Psychedelic Psychotherapy (LSD) in the Treatment of the Patient with a
Kurland, Pahnke, Unger, Savage, Goodman 1968/69

Reviewed by Oliver Mandrake

Based on a presentation at an international congress in April 1968 in Spain
the article summarizes results in treating 15 cancer patients with
Psychedelic Peak Psychotherapy. In the course if this kind of therapy a high
dose LSD session is embedded in intensive psychotherapy before and after the
drug session. Already in use with good results in treatment of alcoholics
and neurotic patients at the Maryland Psychiatric Research Center in
Baltimore, the idea to use it on cancer patients originated with Kast in
1963, whose reports indicated analgesic (pain reducing) effects of LSD in
such patients.

Patients were referred based on criteria that included depression, physical
pain, and a feeling of helplessness of the oncology staff in helping the
particular patient. Doctors, staff, and family members evaluated before and
after the treatment each patient's physical and emotional status. Use of
narcotics before and after treatment was noted.

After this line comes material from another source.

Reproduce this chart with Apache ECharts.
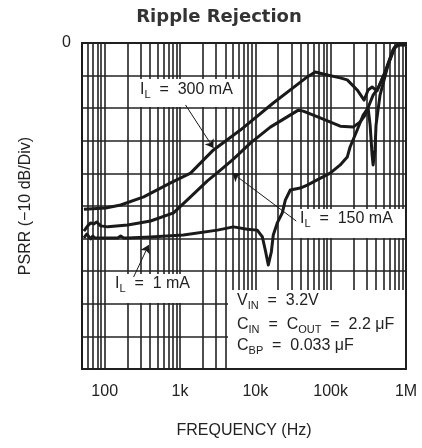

A table showing each patient's physical condition (type and stage of cancer)
and their mental and physical (pain related) improvement after the treatment
is provided. Not all patients showed dramatic changes, but none seemed to be
harmed by the treatment either. It appeared that those patients in the
earlier stages of cancer were helped more than those with more advanced
states, indicating that such therapy should be used as early as possible.
Some pain relief was achieved in a small number of patients, but not enough
to warrant further research in that direction. Positive results were
achieved on the psychological side, depression, anxiety, and fear of death
all were reduced and patients appeared more relaxed and closer with family
members, at greater ease with their medical treatments. 2/3 of those treated
showed meaningful change and 1/3 of the 15 treated showed significant
changes. It was concluded that, while LSD alone cannot substitute
psychotherapy, it might offer some advantages over traditional therapy
methods. Further study is deemed necessary.